- [Instructions for the task]: Reproduce the lines of the material exactly, excluding every image.

- [Data shown]:
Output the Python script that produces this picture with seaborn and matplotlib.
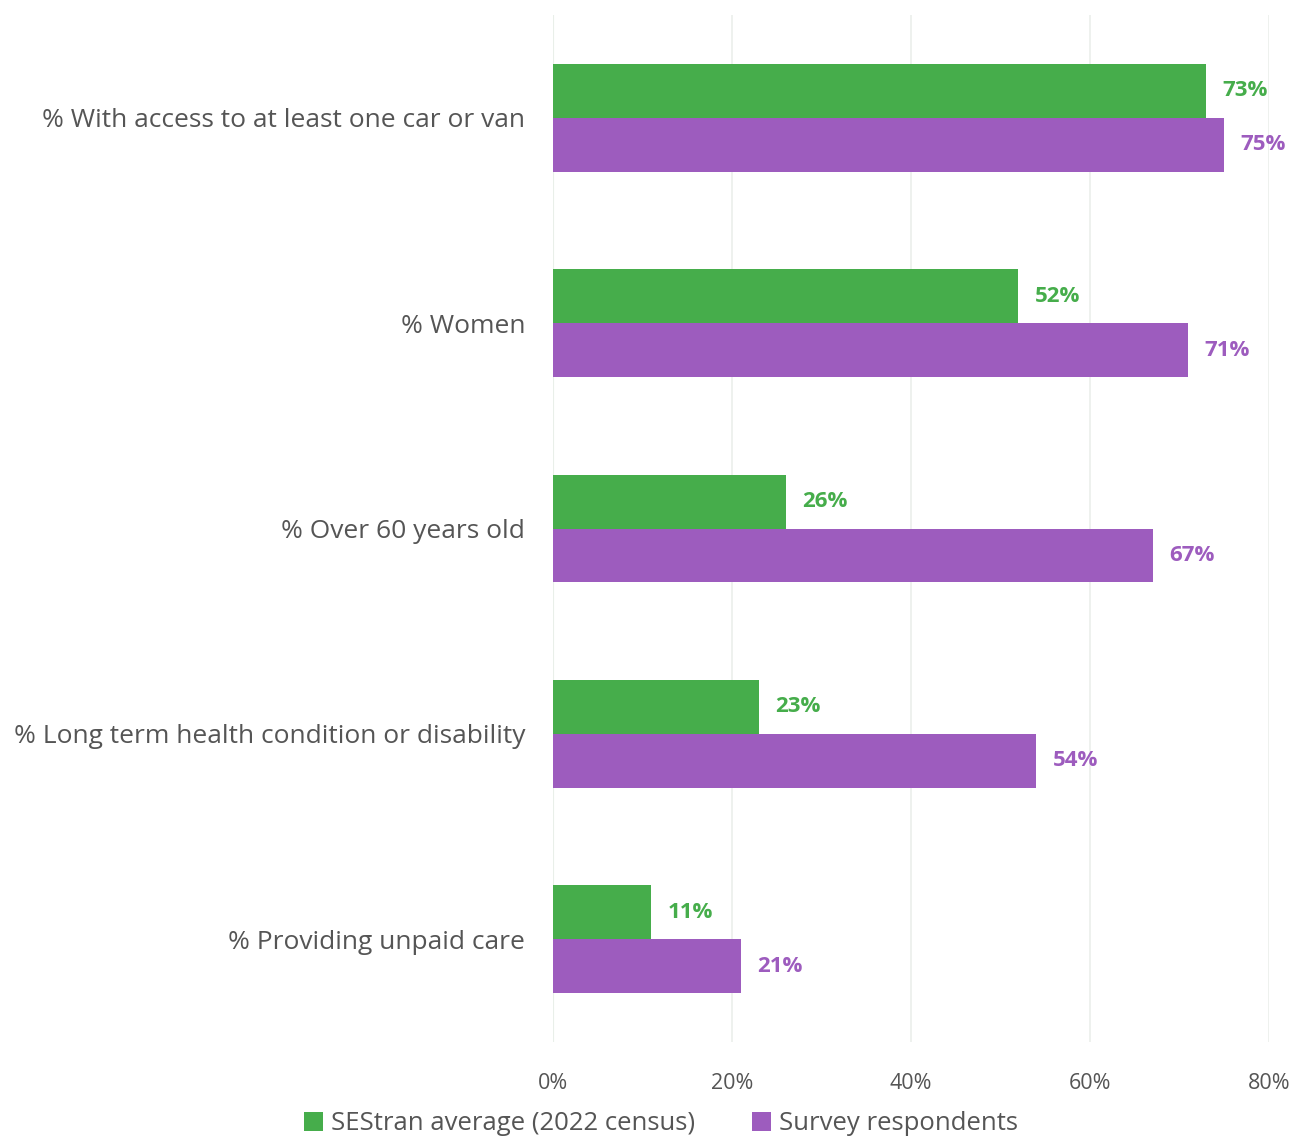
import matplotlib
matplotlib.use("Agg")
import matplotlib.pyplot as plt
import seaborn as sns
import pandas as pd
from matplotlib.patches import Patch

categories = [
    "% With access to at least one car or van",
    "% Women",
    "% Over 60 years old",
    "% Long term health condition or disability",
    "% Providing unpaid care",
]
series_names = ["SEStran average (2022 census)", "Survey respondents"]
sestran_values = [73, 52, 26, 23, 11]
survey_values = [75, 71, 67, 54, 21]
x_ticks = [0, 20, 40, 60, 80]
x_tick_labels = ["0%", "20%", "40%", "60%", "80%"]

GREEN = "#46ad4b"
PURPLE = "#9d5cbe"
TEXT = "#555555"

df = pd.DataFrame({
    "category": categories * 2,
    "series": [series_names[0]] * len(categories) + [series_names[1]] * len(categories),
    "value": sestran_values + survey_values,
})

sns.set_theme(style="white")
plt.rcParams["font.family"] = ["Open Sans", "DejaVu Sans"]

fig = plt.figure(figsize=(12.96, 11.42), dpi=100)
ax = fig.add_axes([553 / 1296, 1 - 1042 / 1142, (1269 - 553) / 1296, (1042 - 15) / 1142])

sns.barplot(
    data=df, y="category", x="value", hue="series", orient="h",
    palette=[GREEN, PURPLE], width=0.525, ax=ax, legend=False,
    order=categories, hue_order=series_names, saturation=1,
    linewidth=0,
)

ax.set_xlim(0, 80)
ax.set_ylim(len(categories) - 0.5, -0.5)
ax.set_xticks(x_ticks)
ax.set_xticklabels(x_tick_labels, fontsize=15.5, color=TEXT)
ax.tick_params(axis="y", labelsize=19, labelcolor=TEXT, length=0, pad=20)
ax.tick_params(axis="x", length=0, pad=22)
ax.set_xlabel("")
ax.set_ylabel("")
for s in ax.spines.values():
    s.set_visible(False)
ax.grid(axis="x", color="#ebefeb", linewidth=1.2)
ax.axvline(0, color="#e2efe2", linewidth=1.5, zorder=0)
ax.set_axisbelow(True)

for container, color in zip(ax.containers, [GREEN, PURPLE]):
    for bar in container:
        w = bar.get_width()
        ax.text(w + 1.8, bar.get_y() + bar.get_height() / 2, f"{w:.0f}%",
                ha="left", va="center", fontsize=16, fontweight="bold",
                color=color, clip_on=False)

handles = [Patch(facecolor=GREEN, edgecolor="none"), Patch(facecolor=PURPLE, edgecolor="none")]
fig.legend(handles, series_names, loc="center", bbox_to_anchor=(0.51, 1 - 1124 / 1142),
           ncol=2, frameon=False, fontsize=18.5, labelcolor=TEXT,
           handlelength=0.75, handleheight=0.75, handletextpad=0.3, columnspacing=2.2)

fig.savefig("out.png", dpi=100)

- [Written solution]:
Output the Python script that produces this picture with seaborn and matplotlib.
import matplotlib
matplotlib.use("Agg")
import matplotlib.pyplot as plt
import seaborn as sns
import pandas as pd
from matplotlib.patches import Patch

categories = [
    "% With access to at least one car or van",
    "% Women",
    "% Over 60 years old",
    "% Long term health condition or disability",
    "% Providing unpaid care",
]
series_names = ["SEStran average (2022 census)", "Survey respondents"]
sestran_values = [73, 52, 26, 23, 11]
survey_values = [75, 71, 67, 54, 21]
x_ticks = [0, 20, 40, 60, 80]
x_tick_labels = ["0%", "20%", "40%", "60%", "80%"]

GREEN = "#46ad4b"
PURPLE = "#9d5cbe"
TEXT = "#555555"

df = pd.DataFrame({
    "category": categories * 2,
    "series": [series_names[0]] * len(categories) + [series_names[1]] * len(categories),
    "value": sestran_values + survey_values,
})

sns.set_theme(style="white")
plt.rcParams["font.family"] = ["Open Sans", "DejaVu Sans"]

fig = plt.figure(figsize=(12.96, 11.42), dpi=100)
ax = fig.add_axes([553 / 1296, 1 - 1042 / 1142, (1269 - 553) / 1296, (1042 - 15) / 1142])

sns.barplot(
    data=df, y="category", x="value", hue="series", orient="h",
    palette=[GREEN, PURPLE], width=0.525, ax=ax, legend=False,
    order=categories, hue_order=series_names, saturation=1,
    linewidth=0,
)

ax.set_xlim(0, 80)
ax.set_ylim(len(categories) - 0.5, -0.5)
ax.set_xticks(x_ticks)
ax.set_xticklabels(x_tick_labels, fontsize=15.5, color=TEXT)
ax.tick_params(axis="y", labelsize=19, labelcolor=TEXT, length=0, pad=20)
ax.tick_params(axis="x", length=0, pad=22)
ax.set_xlabel("")
ax.set_ylabel("")
for s in ax.spines.values():
    s.set_visible(False)
ax.grid(axis="x", color="#ebefeb", linewidth=1.2)
ax.axvline(0, color="#e2efe2", linewidth=1.5, zorder=0)
ax.set_axisbelow(True)

for container, color in zip(ax.containers, [GREEN, PURPLE]):
    for bar in container:
        w = bar.get_width()
        ax.text(w + 1.8, bar.get_y() + bar.get_height() / 2, f"{w:.0f}%",
                ha="left", va="center", fontsize=16, fontweight="bold",
                color=color, clip_on=False)

handles = [Patch(facecolor=GREEN, edgecolor="none"), Patch(facecolor=PURPLE, edgecolor="none")]
fig.legend(handles, series_names, loc="center", bbox_to_anchor=(0.51, 1 - 1124 / 1142),
           ncol=2, frameon=False, fontsize=18.5, labelcolor=TEXT,
           handlelength=0.75, handleheight=0.75, handletextpad=0.3, columnspacing=2.2)

fig.savefig("out.png", dpi=100)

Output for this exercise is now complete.